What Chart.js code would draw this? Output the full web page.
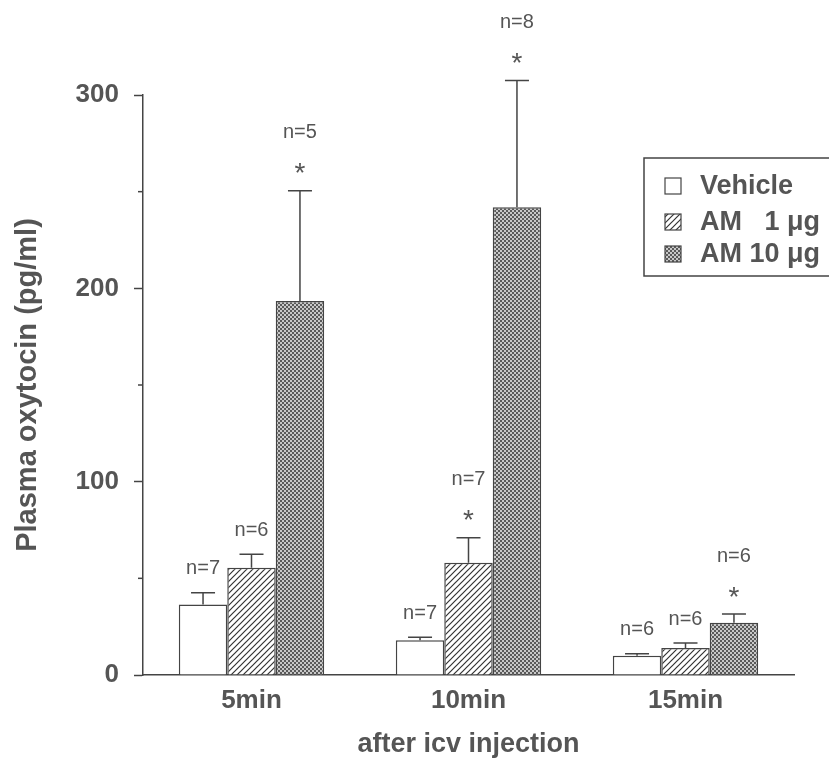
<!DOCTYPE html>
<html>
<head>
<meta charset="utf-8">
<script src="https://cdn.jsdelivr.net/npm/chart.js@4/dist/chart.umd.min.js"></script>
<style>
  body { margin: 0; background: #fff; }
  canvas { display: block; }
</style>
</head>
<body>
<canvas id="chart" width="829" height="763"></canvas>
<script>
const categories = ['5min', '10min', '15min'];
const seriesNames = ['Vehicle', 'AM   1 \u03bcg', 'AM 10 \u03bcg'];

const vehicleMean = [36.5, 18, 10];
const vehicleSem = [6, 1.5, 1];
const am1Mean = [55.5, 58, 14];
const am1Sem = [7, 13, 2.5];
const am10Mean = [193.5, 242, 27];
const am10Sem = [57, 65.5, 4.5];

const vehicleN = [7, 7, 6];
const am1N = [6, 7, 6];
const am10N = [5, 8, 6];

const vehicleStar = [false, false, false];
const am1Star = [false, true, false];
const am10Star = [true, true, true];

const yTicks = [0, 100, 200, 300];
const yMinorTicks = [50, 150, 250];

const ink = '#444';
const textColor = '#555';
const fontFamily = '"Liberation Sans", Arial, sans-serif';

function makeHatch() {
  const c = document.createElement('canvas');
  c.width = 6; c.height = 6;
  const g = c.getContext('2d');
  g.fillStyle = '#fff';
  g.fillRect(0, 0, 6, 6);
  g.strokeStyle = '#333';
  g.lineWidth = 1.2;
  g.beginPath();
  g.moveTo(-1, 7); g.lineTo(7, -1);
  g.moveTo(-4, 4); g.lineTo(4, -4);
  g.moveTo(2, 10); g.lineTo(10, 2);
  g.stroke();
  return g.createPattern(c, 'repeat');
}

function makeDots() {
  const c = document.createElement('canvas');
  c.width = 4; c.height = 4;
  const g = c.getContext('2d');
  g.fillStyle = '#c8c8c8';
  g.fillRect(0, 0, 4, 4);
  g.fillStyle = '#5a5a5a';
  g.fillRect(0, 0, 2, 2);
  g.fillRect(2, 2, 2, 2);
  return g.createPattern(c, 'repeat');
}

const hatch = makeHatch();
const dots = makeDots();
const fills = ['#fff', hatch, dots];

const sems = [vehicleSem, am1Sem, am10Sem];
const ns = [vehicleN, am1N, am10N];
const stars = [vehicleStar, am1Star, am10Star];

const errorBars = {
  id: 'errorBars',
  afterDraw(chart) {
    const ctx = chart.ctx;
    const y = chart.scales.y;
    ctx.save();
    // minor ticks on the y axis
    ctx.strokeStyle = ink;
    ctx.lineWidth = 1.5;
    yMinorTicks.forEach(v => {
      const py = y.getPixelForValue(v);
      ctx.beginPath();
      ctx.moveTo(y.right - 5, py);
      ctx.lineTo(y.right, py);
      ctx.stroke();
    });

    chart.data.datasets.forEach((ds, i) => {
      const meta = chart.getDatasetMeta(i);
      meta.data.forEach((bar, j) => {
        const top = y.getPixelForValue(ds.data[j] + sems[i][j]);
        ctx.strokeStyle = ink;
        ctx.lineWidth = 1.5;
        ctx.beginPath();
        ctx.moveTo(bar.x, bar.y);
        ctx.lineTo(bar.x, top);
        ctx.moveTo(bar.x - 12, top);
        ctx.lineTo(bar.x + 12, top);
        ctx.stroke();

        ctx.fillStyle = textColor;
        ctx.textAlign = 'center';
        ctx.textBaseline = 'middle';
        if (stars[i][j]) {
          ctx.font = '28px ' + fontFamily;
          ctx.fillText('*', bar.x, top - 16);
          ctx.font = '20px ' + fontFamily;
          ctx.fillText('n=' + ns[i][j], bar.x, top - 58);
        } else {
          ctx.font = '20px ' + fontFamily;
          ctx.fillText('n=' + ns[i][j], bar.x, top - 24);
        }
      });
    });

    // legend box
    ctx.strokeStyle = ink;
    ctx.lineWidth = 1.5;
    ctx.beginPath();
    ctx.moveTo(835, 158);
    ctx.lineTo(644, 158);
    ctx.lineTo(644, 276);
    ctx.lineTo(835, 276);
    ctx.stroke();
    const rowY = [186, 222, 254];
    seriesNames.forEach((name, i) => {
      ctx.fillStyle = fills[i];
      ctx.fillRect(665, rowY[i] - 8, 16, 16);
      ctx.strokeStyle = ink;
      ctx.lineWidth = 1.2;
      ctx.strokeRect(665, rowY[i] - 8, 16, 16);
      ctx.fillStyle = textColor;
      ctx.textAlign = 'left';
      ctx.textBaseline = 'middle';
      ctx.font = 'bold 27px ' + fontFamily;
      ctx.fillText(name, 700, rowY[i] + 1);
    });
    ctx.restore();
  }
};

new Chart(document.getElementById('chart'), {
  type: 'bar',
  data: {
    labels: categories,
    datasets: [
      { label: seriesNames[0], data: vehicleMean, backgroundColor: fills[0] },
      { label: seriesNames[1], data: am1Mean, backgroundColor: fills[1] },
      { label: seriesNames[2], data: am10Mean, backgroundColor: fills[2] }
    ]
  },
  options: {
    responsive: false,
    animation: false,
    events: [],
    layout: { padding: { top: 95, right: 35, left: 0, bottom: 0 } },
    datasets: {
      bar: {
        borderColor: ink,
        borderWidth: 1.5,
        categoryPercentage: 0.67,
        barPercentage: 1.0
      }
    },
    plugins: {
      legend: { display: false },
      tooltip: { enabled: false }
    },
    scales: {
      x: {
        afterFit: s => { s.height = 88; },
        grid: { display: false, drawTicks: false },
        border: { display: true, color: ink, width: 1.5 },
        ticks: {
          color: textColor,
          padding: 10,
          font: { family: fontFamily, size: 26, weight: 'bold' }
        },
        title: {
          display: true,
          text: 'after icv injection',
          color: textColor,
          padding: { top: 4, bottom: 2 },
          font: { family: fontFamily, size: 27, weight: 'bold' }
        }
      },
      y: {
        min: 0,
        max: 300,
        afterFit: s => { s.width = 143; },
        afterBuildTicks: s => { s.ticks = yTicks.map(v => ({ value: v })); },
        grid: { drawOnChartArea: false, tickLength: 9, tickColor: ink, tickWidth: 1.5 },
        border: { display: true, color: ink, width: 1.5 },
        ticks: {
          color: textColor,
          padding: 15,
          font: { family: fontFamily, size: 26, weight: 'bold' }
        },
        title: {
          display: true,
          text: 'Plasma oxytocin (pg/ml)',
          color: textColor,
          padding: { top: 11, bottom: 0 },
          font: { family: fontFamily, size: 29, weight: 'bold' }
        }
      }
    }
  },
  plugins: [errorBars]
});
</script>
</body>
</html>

EXERCISE AIM ->
Restate the entire listing word for word, excluding pictures.

SOLUTION TO THE EXERCISE ->
What Chart.js code would draw this? Output the full web page.
<!DOCTYPE html>
<html>
<head>
<meta charset="utf-8">
<script src="https://cdn.jsdelivr.net/npm/chart.js@4/dist/chart.umd.min.js"></script>
<style>
  body { margin: 0; background: #fff; }
  canvas { display: block; }
</style>
</head>
<body>
<canvas id="chart" width="829" height="763"></canvas>
<script>
const categories = ['5min', '10min', '15min'];
const seriesNames = ['Vehicle', 'AM   1 \u03bcg', 'AM 10 \u03bcg'];

const vehicleMean = [36.5, 18, 10];
const vehicleSem = [6, 1.5, 1];
const am1Mean = [55.5, 58, 14];
const am1Sem = [7, 13, 2.5];
const am10Mean = [193.5, 242, 27];
const am10Sem = [57, 65.5, 4.5];

const vehicleN = [7, 7, 6];
const am1N = [6, 7, 6];
const am10N = [5, 8, 6];

const vehicleStar = [false, false, false];
const am1Star = [false, true, false];
const am10Star = [true, true, true];

const yTicks = [0, 100, 200, 300];
const yMinorTicks = [50, 150, 250];

const ink = '#444';
const textColor = '#555';
const fontFamily = '"Liberation Sans", Arial, sans-serif';

function makeHatch() {
  const c = document.createElement('canvas');
  c.width = 6; c.height = 6;
  const g = c.getContext('2d');
  g.fillStyle = '#fff';
  g.fillRect(0, 0, 6, 6);
  g.strokeStyle = '#333';
  g.lineWidth = 1.2;
  g.beginPath();
  g.moveTo(-1, 7); g.lineTo(7, -1);
  g.moveTo(-4, 4); g.lineTo(4, -4);
  g.moveTo(2, 10); g.lineTo(10, 2);
  g.stroke();
  return g.createPattern(c, 'repeat');
}

function makeDots() {
  const c = document.createElement('canvas');
  c.width = 4; c.height = 4;
  const g = c.getContext('2d');
  g.fillStyle = '#c8c8c8';
  g.fillRect(0, 0, 4, 4);
  g.fillStyle = '#5a5a5a';
  g.fillRect(0, 0, 2, 2);
  g.fillRect(2, 2, 2, 2);
  return g.createPattern(c, 'repeat');
}

const hatch = makeHatch();
const dots = makeDots();
const fills = ['#fff', hatch, dots];

const sems = [vehicleSem, am1Sem, am10Sem];
const ns = [vehicleN, am1N, am10N];
const stars = [vehicleStar, am1Star, am10Star];

const errorBars = {
  id: 'errorBars',
  afterDraw(chart) {
    const ctx = chart.ctx;
    const y = chart.scales.y;
    ctx.save();
    // minor ticks on the y axis
    ctx.strokeStyle = ink;
    ctx.lineWidth = 1.5;
    yMinorTicks.forEach(v => {
      const py = y.getPixelForValue(v);
      ctx.beginPath();
      ctx.moveTo(y.right - 5, py);
      ctx.lineTo(y.right, py);
      ctx.stroke();
    });

    chart.data.datasets.forEach((ds, i) => {
      const meta = chart.getDatasetMeta(i);
      meta.data.forEach((bar, j) => {
        const top = y.getPixelForValue(ds.data[j] + sems[i][j]);
        ctx.strokeStyle = ink;
        ctx.lineWidth = 1.5;
        ctx.beginPath();
        ctx.moveTo(bar.x, bar.y);
        ctx.lineTo(bar.x, top);
        ctx.moveTo(bar.x - 12, top);
        ctx.lineTo(bar.x + 12, top);
        ctx.stroke();

        ctx.fillStyle = textColor;
        ctx.textAlign = 'center';
        ctx.textBaseline = 'middle';
        if (stars[i][j]) {
          ctx.font = '28px ' + fontFamily;
          ctx.fillText('*', bar.x, top - 16);
          ctx.font = '20px ' + fontFamily;
          ctx.fillText('n=' + ns[i][j], bar.x, top - 58);
        } else {
          ctx.font = '20px ' + fontFamily;
          ctx.fillText('n=' + ns[i][j], bar.x, top - 24);
        }
      });
    });

    // legend box
    ctx.strokeStyle = ink;
    ctx.lineWidth = 1.5;
    ctx.beginPath();
    ctx.moveTo(835, 158);
    ctx.lineTo(644, 158);
    ctx.lineTo(644, 276);
    ctx.lineTo(835, 276);
    ctx.stroke();
    const rowY = [186, 222, 254];
    seriesNames.forEach((name, i) => {
      ctx.fillStyle = fills[i];
      ctx.fillRect(665, rowY[i] - 8, 16, 16);
      ctx.strokeStyle = ink;
      ctx.lineWidth = 1.2;
      ctx.strokeRect(665, rowY[i] - 8, 16, 16);
      ctx.fillStyle = textColor;
      ctx.textAlign = 'left';
      ctx.textBaseline = 'middle';
      ctx.font = 'bold 27px ' + fontFamily;
      ctx.fillText(name, 700, rowY[i] + 1);
    });
    ctx.restore();
  }
};

new Chart(document.getElementById('chart'), {
  type: 'bar',
  data: {
    labels: categories,
    datasets: [
      { label: seriesNames[0], data: vehicleMean, backgroundColor: fills[0] },
      { label: seriesNames[1], data: am1Mean, backgroundColor: fills[1] },
      { label: seriesNames[2], data: am10Mean, backgroundColor: fills[2] }
    ]
  },
  options: {
    responsive: false,
    animation: false,
    events: [],
    layout: { padding: { top: 95, right: 35, left: 0, bottom: 0 } },
    datasets: {
      bar: {
        borderColor: ink,
        borderWidth: 1.5,
        categoryPercentage: 0.67,
        barPercentage: 1.0
      }
    },
    plugins: {
      legend: { display: false },
      tooltip: { enabled: false }
    },
    scales: {
      x: {
        afterFit: s => { s.height = 88; },
        grid: { display: false, drawTicks: false },
        border: { display: true, color: ink, width: 1.5 },
        ticks: {
          color: textColor,
          padding: 10,
          font: { family: fontFamily, size: 26, weight: 'bold' }
        },
        title: {
          display: true,
          text: 'after icv injection',
          color: textColor,
          padding: { top: 4, bottom: 2 },
          font: { family: fontFamily, size: 27, weight: 'bold' }
        }
      },
      y: {
        min: 0,
        max: 300,
        afterFit: s => { s.width = 143; },
        afterBuildTicks: s => { s.ticks = yTicks.map(v => ({ value: v })); },
        grid: { drawOnChartArea: false, tickLength: 9, tickColor: ink, tickWidth: 1.5 },
        border: { display: true, color: ink, width: 1.5 },
        ticks: {
          color: textColor,
          padding: 15,
          font: { family: fontFamily, size: 26, weight: 'bold' }
        },
        title: {
          display: true,
          text: 'Plasma oxytocin (pg/ml)',
          color: textColor,
          padding: { top: 11, bottom: 0 },
          font: { family: fontFamily, size: 29, weight: 'bold' }
        }
      }
    }
  },
  plugins: [errorBars]
});
</script>
</body>
</html>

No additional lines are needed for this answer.